Tuesday, April 17, 2012

One Quarter Later

I haven't blogged much since arriving in San Antonio. Getting the house in order and our routines established was chaotic as ever after a move and then, in addition to the usual, I decided to start volunteering as a Court Appointed Special Advocate. This means that I volunteer my time to kids in the foster care system on a case by case basis and track their needs as their parents navigate the consequences of their actions.

Some of the stories you find in CASA are happy, motivating stories that light up a city but as often the stories are sad. I wasn't unaccustomed to brushing the extremes in human emotions--as a dispatcher you deal with that regularly--so I knew that I could handle the weight of being around kids that I couldn't help by focusing on the kids I am helping. And that often works, often I feel satisfied that my time is making a difference and things are getting better for my investment. On days like to day, however, I'm gobsmacked by the amount of work going undone.

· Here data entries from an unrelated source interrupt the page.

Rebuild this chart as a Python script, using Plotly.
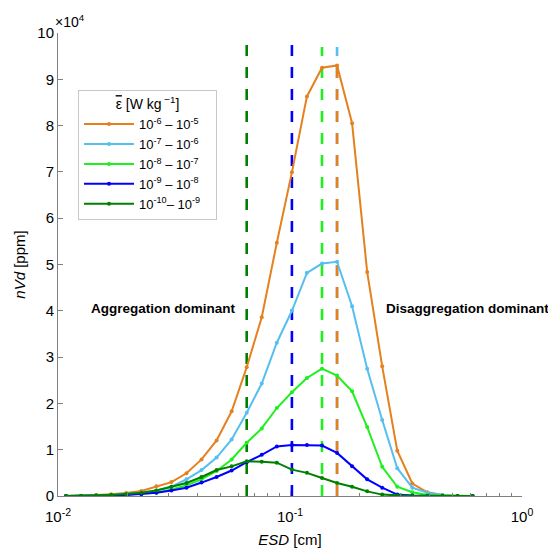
import plotly.graph_objects as go

# ESD bin centres [cm]
esd = [0.01083, 0.01257, 0.01460, 0.01695, 0.01968, 0.02286, 0.02654, 0.03082,
       0.03579, 0.04156, 0.04826, 0.05604, 0.06507, 0.07556, 0.08774, 0.1019,
       0.1183, 0.1374, 0.1595, 0.1852, 0.2151, 0.2497, 0.2900, 0.3367,
       0.3910, 0.4540, 0.5272, 0.6121]

# nVd in units of 1e4 ppm
nvd_e6_e5 = [0, 0.005, 0.02, 0.04, 0.065, 0.11, 0.21, 0.30, 0.49, 0.79, 1.20, 1.83,
             2.78, 3.86, 5.47, 6.99, 8.63, 9.25, 9.30, 8.05, 4.84, 2.80, 0.98, 0.27,
             0.08, 0.02, 0, 0]
nvd_e7_e6 = [0, 0, 0.01, 0.02, 0.04, 0.07, 0.12, 0.20, 0.36, 0.56, 0.83, 1.22,
             1.80, 2.43, 3.31, 4.00, 4.82, 5.02, 5.06, 4.10, 2.75, 1.64, 0.60, 0.18,
             0.07, 0.02, 0, 0]
nvd_e8_e7 = [0, 0, 0.01, 0.02, 0.04, 0.05, 0.07, 0.14, 0.23, 0.36, 0.54, 0.79,
             1.15, 1.46, 1.90, 2.24, 2.55, 2.75, 2.60, 2.26, 1.49, 0.63, 0.20, 0.08,
             0.02, 0.01, 0, 0]
nvd_e9_e8 = [0, 0, 0, 0.01, 0.02, 0.04, 0.07, 0.12, 0.18, 0.29, 0.41, 0.55,
             0.73, 0.89, 1.07, 1.10, 1.10, 1.09, 0.93, 0.64, 0.36, 0.18, 0.03, 0.01,
             0, 0, 0, 0]
nvd_e10_e9 = [0, 0, 0.01, 0.02, 0.04, 0.07, 0.12, 0.20, 0.28, 0.41, 0.56, 0.64,
              0.75, 0.74, 0.72, 0.57, 0.50, 0.39, 0.28, 0.20, 0.10, 0.03, 0.01, 0,
              0, 0, 0, 0]

series_names = ["10<sup>-6</sup> – 10<sup>-5</sup>", "10<sup>-7</sup> – 10<sup>-6</sup>",
                "10<sup>-8</sup> – 10<sup>-7</sup>", "10<sup>-9</sup> – 10<sup>-8</sup>",
                "10<sup>-10</sup>– 10<sup>-9</sup>"]
series_vals = [nvd_e6_e5, nvd_e7_e6, nvd_e8_e7, nvd_e9_e8, nvd_e10_e9]
colors = ["#E5801F", "#55BFEF", "#1EF01E", "#0000FF", "#008000"]

# tops of the vertical dashed peak markers (units 1e4 ppm); None = up to the peak
dash_tops = [None, 9.7, 9.7, 9.85, 9.85]

xtick_vals = [0.01, 0.1, 1]
xtick_text = ["10<sup>-2</sup>", "10<sup>-1</sup>", "10<sup>0</sup>"]
xminor_vals = [m * d for d in (0.01, 0.1) for m in range(2, 10)]
ytick_vals = list(range(0, 11))

fig = go.Figure()

# dashed peak lines (drawn below the curves); cyan before orange
dash_order = [4, 3, 2, 1, 0]
for k in dash_order:
    vals = series_vals[k]
    imax = max(range(len(vals)), key=lambda i: (vals[i], -i))
    xp = esd[imax]
    top = dash_tops[k] if dash_tops[k] is not None else vals[imax]
    fig.add_trace(go.Scatter(
        x=[xp, xp], y=[0, top], mode="lines",
        line=dict(color=colors[k], width=2.6, dash="11px,11px"),
        showlegend=False, hoverinfo="skip"))

pad = "\u00a0\u00a0\u00a0"
for k in range(len(series_vals)):
    fig.add_trace(go.Scatter(
        x=esd, y=series_vals[k], mode="lines+markers", name=series_names[k] + pad,
        line=dict(color=colors[k], width=2),
        marker=dict(color=colors[k], size=4)))

font_family = "Arial, Liberation Sans, sans-serif"

# the page body adds an 8px offset, so the figure is 548px with matching margins
W = H = 548
ML, MR, MT, MB = 50, 34, 25, 59.5
PW = W - ML - MR
PH = H - MT - MB

fig.update_layout(
    width=W, height=H,
    margin=dict(l=ML, r=MR, t=MT, b=MB, autoexpand=False),
    paper_bgcolor="white", plot_bgcolor="white",
    font=dict(family=font_family, color="black", size=15),
    legend=dict(
        x=20 / PW, y=(PH + 25 - 82) / PH, xanchor="left", yanchor="top",
        bgcolor="white", bordercolor="#C8C8C8", borderwidth=1,
        font=dict(size=13, family=font_family),
        title=dict(text="<span style='text-decoration:overline'>ε</span> [W kg<sup> −1</sup>]",
                   side="top center",
                   font=dict(size=14, family=font_family)),
        tracegroupgap=0, itemwidth=50,
    ),
    xaxis=dict(
        type="log", range=[-2, 0], automargin=False,
        showline=True, linecolor="#808080", linewidth=1, mirror=False,
        showgrid=False, zeroline=False,
        ticks="inside", ticklen=5, tickcolor="#808080",
        tickvals=xtick_vals, ticktext=xtick_text,
        tickfont=dict(size=15),
        minor=dict(ticks="inside", ticklen=3, tickcolor="#808080",
                   tickvals=xminor_vals, showgrid=False),
        title=dict(text="<i>ESD</i> [cm]", font=dict(size=15), standoff=10),
        ticklabelstandoff=7,
    ),
    yaxis=dict(
        range=[0, 10], automargin=False,
        showline=True, linecolor="#808080", linewidth=1, mirror=False,
        showgrid=False, zeroline=False,
        ticks="inside", ticklen=5, tickcolor="#808080",
        tickvals=ytick_vals, tickfont=dict(size=15),
        title=dict(text="<i>nVd</i> [ppm]", font=dict(size=15), standoff=8),
    ),
    annotations=[
        dict(text="×10<sup>4</sup>", xref="paper", yref="paper", x=0, y=1.0,
             xanchor="left", yanchor="bottom", showarrow=False,
             font=dict(size=14), xshift=-5, yshift=1),
        dict(text="<b>Aggregation dominant</b>", xref="paper", yref="paper",
             x=(163 - 58) / PW, y=(496.5 - 309) / PH, xanchor="center", yanchor="middle",
             showarrow=False, font=dict(size=13.5)),
        dict(text="<b>Disaggregation dominant</b>", xref="paper", yref="paper",
             x=(467 - 58) / PW, y=(496.5 - 309) / PH, xanchor="center", yanchor="middle",
             showarrow=False, font=dict(size=13.5)),
    ],
)

fig.write_html("out.html")
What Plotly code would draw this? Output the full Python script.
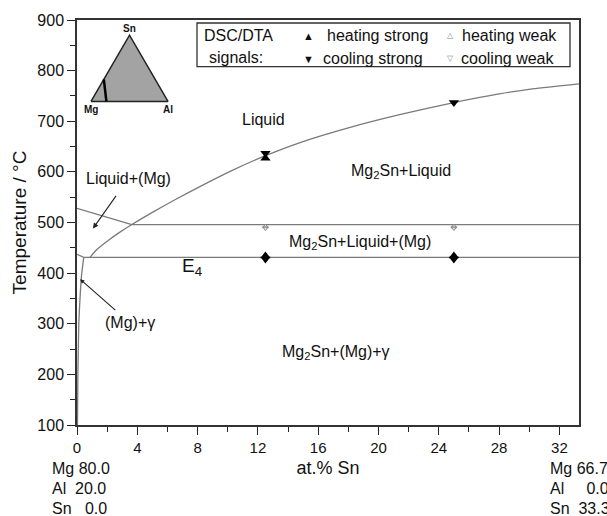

I was visiting some of my children at an emergency shelter outside our city. They are there with several other young souls. One small person there was missing their mother very badly. Allow me a moment to share with you, reader, that when you go to these types of shelters the children you see remember you, even the ones you don't advocate for, and they need attention and love. I try to do that while also giving my kiddos special attention. Today this small person just kept wandering up, weeping and needing to be cuddled for a moment. Then I'd say, "Ok. That was a good time out to be sad. Are you ready to play again?" The small human would nod, give me five and try again to play and be happy. A few minutes later they were back and the cycle would repeat.

I was there just over an hour today, not long at all, but when I started to leave this small, wonderful, beautiful soul started screaming--I mean, folks, screaming and not the yelling some children do for attention or out of frustration and anger--the word 'no' over and over again. I kissed the beautiful head, touched their cheek and then walked away using all of my strength to put one foot in front of the other instead of falling at their feet and staying forever.

Tonight I'm a mix of emotion so heady that I'm physically ill in waves thinking about this small human, thinking of all the children there who don't have advocates--parental, familial or assigned--and how terrible I think it is that people have made these small ones and because of 'aren't' or 'can't' neglect or harm them and, in honesty, I'm punishing myself a little for walking away.

I understand there wasn't much of a choice to be made. I could not take that child and run away, keeping them safe forever. I couldn't just stay until the fear passed because there is nothing but transitions and good-byes in the next few months for that beautiful one either from parents, caseworkers or caregivers. I can't do justice to every child in CPS care city, county, state or nation wide though I'd honestly give a limb or two in order to have that ability. My only choice was to show all the love I could in the time I was present and then do what had to be done.

When I rounded the corner from the playground I had to stop, let the screams slash through me and brace myself against a wall for a moment, letting the cool sharp stucco ground me in reality, in something solid. I reminded myself about my kiddos, about doing all I can for the responsibilities I have and then I walked away.

And now I'm not sure when I'll sleep again because all I can picture is that little face in a bed at a place that is not home, confused because people keep saying goodbye.


  1. Each and every time you go back that little one will see that there are some people in the world who actually do care, and the confusion will lessen each time.

  2. You are making a difference just like Amanda said. You are a positive influence and doing the best you can for these children. I admire you!

  3. It breaks my heart. Tears for each of those precious little people.
    At least you are making a difference. As always,experiences like this make me think of the story of the starfish. When there were millions on the beach and the little boy was walking along throwing them in one at a time an older man asked him why he was bothering, he couldn't save them all. The boy look at him, picked up another one and threw it in. then He told the man,"No, but I made a difference for that one!" As much as you would love to rescue every precious little person out there, each one you help matters.